A block of data
++++++++++++++++++++
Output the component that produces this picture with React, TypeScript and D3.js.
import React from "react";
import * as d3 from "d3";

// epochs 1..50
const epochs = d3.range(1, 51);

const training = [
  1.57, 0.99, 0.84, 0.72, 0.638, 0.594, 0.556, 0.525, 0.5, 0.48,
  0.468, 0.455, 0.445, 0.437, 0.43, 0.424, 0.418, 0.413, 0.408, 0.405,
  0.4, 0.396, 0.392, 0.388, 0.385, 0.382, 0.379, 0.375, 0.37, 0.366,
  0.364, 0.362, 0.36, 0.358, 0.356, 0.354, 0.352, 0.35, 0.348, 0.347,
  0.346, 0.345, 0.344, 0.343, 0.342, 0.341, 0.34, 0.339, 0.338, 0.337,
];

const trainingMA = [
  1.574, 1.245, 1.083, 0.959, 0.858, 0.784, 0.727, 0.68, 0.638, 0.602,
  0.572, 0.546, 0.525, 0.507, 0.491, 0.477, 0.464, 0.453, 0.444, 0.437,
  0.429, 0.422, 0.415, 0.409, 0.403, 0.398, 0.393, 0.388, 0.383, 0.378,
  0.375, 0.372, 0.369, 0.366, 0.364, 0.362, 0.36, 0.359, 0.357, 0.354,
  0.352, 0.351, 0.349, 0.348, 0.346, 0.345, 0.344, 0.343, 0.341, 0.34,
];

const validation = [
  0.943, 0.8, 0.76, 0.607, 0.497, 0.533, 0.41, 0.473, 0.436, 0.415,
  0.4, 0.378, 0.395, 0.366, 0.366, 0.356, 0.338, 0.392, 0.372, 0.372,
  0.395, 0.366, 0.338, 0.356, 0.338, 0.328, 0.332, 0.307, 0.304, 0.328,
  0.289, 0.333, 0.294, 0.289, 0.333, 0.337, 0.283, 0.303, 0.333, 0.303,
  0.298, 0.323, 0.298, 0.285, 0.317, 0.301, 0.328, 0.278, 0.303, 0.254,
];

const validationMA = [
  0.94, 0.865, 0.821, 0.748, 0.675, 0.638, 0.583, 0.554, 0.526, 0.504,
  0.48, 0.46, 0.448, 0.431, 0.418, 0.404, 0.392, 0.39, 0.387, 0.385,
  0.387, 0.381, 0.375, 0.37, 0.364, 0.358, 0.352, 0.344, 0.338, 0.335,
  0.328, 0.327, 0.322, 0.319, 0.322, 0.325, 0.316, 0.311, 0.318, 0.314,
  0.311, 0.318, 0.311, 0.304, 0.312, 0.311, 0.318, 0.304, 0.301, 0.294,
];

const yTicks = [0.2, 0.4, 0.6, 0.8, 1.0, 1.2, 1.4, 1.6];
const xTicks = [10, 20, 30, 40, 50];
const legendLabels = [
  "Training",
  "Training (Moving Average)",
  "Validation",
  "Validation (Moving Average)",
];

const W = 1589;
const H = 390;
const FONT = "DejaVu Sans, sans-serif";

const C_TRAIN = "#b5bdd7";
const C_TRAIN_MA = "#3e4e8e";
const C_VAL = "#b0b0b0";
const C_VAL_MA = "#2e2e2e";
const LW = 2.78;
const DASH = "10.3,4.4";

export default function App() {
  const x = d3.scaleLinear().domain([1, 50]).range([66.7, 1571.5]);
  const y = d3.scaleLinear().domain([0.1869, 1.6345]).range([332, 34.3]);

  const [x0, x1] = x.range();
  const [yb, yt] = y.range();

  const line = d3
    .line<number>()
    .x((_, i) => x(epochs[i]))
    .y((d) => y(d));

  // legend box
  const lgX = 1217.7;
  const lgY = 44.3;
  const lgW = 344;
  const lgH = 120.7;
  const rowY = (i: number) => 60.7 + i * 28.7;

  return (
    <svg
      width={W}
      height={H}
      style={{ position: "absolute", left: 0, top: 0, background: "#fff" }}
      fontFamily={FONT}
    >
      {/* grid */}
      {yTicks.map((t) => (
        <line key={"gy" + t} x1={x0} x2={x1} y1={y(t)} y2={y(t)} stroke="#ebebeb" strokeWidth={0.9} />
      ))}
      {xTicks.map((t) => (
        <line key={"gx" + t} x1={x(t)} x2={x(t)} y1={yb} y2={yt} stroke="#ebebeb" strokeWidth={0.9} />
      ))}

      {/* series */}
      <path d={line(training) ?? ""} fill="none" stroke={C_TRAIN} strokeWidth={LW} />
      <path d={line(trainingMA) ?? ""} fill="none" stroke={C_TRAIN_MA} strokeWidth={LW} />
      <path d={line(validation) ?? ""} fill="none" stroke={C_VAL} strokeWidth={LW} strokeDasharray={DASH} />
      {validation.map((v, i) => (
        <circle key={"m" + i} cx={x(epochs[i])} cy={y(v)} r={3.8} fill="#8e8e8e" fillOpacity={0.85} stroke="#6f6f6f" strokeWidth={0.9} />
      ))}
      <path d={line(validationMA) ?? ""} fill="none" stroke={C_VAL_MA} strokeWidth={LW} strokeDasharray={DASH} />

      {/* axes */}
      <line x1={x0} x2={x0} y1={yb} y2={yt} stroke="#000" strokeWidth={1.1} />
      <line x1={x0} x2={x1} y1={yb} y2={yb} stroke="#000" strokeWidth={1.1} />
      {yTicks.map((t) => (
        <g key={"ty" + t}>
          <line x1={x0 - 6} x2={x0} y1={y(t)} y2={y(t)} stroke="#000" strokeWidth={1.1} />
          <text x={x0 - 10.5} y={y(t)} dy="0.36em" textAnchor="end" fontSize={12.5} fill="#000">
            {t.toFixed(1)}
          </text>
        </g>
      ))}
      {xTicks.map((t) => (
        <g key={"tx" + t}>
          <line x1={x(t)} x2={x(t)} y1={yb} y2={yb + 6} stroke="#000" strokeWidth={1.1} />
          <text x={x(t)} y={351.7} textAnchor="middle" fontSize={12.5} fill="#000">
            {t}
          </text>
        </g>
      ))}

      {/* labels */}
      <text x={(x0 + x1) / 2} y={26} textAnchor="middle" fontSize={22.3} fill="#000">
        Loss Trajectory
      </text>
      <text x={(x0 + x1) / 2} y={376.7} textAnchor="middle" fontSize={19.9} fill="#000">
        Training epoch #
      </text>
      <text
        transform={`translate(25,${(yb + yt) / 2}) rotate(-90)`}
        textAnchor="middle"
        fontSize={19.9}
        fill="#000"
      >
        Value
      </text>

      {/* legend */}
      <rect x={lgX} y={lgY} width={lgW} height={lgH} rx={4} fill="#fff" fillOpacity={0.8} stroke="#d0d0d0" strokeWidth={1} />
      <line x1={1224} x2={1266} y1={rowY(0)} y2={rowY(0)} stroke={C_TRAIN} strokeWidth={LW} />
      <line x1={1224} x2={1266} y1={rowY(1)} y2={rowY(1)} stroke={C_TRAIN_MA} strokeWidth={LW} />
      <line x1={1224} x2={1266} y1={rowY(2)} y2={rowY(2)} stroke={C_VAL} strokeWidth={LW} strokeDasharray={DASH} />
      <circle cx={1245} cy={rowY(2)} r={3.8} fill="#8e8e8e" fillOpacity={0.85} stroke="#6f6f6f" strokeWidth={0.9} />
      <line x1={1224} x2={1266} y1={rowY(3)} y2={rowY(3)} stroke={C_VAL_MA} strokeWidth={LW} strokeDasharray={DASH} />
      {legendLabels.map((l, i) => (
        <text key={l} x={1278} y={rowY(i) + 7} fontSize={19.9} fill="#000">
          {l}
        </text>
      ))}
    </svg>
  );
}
++++++++++++++++++++
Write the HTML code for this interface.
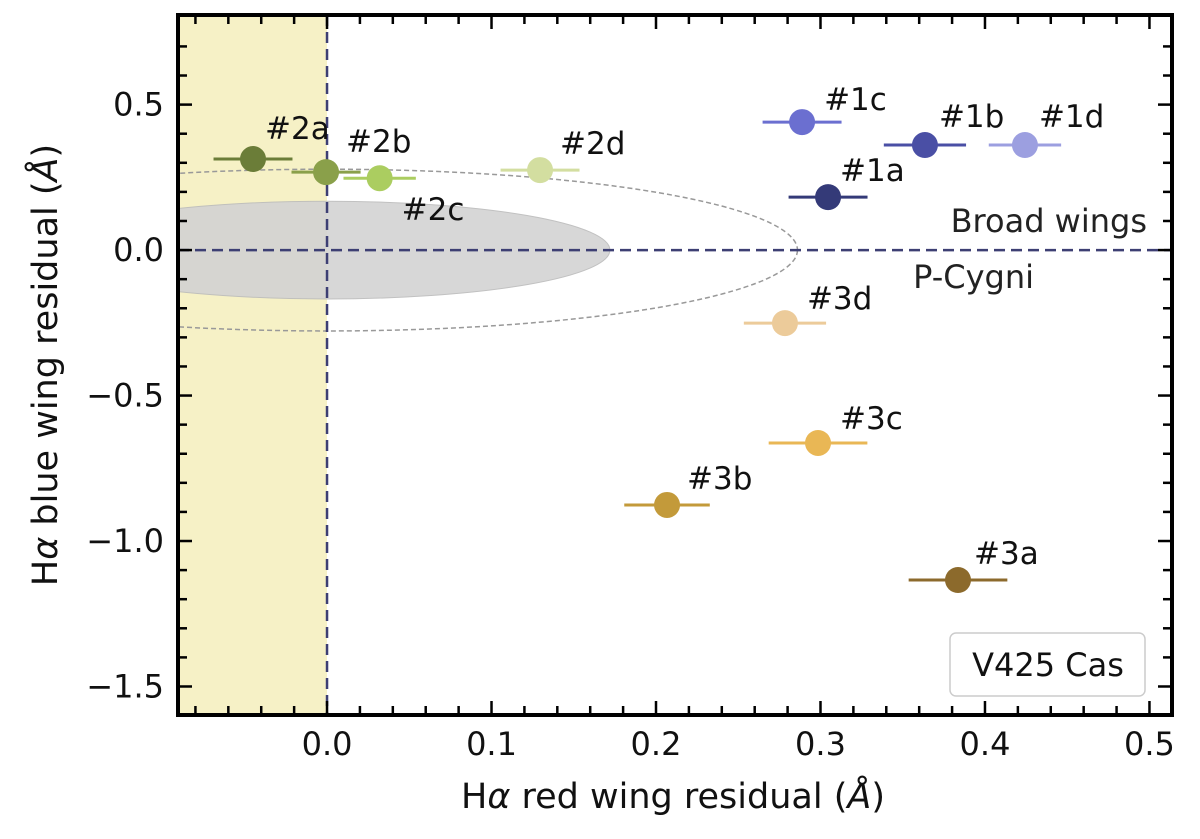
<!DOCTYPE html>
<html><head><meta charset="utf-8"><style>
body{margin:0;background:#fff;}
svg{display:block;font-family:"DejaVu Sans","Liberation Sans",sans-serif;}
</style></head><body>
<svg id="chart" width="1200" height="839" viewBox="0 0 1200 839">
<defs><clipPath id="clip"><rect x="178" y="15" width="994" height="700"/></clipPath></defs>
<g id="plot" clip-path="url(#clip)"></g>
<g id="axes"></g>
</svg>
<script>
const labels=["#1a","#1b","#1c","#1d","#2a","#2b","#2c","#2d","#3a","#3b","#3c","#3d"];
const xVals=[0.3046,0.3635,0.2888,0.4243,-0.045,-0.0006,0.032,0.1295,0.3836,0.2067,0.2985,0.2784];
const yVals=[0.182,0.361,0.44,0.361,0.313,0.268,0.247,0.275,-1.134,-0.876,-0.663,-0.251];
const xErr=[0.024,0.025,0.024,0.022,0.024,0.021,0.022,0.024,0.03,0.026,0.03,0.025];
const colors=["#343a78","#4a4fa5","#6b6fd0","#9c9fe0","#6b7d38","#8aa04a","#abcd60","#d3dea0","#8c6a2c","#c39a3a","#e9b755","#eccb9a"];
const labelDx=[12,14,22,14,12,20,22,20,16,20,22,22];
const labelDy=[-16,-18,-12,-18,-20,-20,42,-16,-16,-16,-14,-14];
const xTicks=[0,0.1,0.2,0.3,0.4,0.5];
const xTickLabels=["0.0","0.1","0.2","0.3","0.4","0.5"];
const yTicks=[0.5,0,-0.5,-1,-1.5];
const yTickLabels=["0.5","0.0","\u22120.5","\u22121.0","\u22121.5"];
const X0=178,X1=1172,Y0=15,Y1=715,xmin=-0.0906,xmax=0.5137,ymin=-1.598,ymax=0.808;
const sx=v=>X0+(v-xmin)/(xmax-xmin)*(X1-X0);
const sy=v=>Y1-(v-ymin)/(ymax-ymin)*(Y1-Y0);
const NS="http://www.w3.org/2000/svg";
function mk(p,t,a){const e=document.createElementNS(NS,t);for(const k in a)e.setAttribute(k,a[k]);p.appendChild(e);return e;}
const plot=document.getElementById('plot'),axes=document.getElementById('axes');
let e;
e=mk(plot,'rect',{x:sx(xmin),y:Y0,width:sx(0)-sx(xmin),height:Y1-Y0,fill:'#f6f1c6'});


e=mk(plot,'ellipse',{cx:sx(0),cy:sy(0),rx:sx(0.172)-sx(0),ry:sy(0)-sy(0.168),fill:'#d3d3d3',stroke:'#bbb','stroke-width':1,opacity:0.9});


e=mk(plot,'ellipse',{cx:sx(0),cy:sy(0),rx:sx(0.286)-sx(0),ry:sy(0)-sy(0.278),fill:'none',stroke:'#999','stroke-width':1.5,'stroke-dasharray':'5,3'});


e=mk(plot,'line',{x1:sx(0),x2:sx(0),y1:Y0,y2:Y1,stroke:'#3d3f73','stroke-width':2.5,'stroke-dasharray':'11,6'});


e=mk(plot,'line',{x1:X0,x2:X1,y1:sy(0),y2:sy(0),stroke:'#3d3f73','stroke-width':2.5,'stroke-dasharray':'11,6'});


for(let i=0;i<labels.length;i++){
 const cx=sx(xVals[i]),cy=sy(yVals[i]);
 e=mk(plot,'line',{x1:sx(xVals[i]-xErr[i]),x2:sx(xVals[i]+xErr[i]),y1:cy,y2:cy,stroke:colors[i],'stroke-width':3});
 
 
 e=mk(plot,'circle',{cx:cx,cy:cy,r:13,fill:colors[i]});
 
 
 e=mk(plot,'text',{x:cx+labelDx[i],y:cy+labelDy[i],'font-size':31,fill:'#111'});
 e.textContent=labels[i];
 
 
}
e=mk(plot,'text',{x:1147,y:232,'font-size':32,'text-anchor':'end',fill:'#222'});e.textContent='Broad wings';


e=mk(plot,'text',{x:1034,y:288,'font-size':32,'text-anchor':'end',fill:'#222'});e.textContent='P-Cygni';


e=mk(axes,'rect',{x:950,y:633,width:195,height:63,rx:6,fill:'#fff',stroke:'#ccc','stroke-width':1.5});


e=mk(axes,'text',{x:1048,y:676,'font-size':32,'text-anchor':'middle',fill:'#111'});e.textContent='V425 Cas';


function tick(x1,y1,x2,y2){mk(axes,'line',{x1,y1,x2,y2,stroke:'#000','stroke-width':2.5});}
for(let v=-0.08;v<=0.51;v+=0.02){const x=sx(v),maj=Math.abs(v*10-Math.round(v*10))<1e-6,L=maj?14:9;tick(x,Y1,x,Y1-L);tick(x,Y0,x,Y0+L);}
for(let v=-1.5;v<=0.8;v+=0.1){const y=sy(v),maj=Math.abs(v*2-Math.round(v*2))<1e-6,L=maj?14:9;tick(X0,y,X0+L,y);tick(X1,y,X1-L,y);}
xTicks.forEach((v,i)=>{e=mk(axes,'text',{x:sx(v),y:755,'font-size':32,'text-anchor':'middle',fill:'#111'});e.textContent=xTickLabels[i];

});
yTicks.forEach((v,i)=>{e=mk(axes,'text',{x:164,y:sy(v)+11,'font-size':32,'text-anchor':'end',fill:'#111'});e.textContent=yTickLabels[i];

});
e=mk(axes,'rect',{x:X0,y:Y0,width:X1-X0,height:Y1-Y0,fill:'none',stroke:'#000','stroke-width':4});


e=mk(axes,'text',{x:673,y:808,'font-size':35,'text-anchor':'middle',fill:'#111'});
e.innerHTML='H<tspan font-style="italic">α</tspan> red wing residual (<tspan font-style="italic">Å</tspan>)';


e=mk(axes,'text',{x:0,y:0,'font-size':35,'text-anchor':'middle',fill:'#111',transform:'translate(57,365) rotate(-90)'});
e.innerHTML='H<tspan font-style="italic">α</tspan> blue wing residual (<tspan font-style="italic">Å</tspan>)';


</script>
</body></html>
++++++++++++++++++++
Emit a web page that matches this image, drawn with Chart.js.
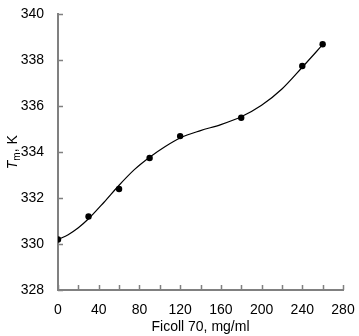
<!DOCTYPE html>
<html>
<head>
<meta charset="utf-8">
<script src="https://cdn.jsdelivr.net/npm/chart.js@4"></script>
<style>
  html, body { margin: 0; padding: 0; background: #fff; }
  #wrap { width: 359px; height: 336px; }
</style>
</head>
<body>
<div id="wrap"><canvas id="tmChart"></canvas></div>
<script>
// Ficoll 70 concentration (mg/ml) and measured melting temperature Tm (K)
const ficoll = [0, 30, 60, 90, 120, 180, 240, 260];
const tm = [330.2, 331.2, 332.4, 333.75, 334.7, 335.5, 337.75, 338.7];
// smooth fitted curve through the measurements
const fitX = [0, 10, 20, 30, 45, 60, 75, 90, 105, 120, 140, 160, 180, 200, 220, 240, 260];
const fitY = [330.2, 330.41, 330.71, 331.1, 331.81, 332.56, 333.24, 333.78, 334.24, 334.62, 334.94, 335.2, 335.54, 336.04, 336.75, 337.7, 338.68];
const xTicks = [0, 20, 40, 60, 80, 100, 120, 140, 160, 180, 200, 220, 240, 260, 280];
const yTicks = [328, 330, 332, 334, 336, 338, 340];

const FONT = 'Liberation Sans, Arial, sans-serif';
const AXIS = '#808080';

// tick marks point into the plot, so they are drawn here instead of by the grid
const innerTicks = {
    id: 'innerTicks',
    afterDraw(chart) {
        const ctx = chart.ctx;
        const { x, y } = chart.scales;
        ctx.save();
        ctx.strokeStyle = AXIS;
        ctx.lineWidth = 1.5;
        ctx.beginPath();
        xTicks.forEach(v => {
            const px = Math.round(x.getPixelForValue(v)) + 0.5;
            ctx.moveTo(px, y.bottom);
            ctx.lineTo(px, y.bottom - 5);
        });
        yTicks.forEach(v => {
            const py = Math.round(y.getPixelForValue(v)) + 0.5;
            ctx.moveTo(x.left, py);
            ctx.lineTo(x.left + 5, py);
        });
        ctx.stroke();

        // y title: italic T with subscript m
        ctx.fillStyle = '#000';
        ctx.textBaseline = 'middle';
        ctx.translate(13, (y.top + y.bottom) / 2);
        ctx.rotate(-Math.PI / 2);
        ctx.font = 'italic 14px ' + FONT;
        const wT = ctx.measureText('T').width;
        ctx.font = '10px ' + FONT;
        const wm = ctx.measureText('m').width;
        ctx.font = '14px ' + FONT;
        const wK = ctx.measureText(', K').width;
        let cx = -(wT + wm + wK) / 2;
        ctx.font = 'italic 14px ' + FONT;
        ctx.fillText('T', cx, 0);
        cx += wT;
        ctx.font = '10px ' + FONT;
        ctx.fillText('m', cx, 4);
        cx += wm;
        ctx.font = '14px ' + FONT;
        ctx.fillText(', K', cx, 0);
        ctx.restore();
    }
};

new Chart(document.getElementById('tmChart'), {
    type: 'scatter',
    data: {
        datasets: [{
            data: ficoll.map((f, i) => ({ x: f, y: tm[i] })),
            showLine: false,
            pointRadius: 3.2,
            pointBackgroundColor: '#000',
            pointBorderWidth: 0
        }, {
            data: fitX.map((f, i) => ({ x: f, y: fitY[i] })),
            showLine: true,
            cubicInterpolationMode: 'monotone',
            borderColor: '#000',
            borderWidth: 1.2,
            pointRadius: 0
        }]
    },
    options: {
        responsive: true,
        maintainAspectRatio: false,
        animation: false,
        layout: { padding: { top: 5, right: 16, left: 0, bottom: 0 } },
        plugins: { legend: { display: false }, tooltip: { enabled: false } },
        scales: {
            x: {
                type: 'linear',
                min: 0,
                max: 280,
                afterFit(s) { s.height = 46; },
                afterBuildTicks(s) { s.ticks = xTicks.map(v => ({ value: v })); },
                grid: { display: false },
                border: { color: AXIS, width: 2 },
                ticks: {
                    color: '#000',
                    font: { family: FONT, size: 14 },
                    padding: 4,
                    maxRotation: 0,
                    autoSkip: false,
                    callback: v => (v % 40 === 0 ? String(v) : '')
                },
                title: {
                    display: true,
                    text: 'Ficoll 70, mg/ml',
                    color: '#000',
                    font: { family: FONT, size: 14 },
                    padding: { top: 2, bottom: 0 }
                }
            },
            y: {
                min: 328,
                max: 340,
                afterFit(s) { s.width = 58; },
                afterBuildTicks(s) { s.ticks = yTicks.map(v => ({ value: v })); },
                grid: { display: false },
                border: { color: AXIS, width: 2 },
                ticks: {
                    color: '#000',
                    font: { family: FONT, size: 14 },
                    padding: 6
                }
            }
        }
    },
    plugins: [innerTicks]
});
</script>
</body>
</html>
++++++++++++++++++++
• _TASK INSTRUCTIONS_
Starting at the line containing "Emit a web page" and stopping after the line containing "const AXIS = '#808080';", give the lines again exactly and leave out every image.

• _SOLUTION BELOW_
Emit a web page that matches this image, drawn with Chart.js.
<!DOCTYPE html>
<html>
<head>
<meta charset="utf-8">
<script src="https://cdn.jsdelivr.net/npm/chart.js@4"></script>
<style>
  html, body { margin: 0; padding: 0; background: #fff; }
  #wrap { width: 359px; height: 336px; }
</style>
</head>
<body>
<div id="wrap"><canvas id="tmChart"></canvas></div>
<script>
// Ficoll 70 concentration (mg/ml) and measured melting temperature Tm (K)
const ficoll = [0, 30, 60, 90, 120, 180, 240, 260];
const tm = [330.2, 331.2, 332.4, 333.75, 334.7, 335.5, 337.75, 338.7];
// smooth fitted curve through the measurements
const fitX = [0, 10, 20, 30, 45, 60, 75, 90, 105, 120, 140, 160, 180, 200, 220, 240, 260];
const fitY = [330.2, 330.41, 330.71, 331.1, 331.81, 332.56, 333.24, 333.78, 334.24, 334.62, 334.94, 335.2, 335.54, 336.04, 336.75, 337.7, 338.68];
const xTicks = [0, 20, 40, 60, 80, 100, 120, 140, 160, 180, 200, 220, 240, 260, 280];
const yTicks = [328, 330, 332, 334, 336, 338, 340];

const FONT = 'Liberation Sans, Arial, sans-serif';
const AXIS = '#808080';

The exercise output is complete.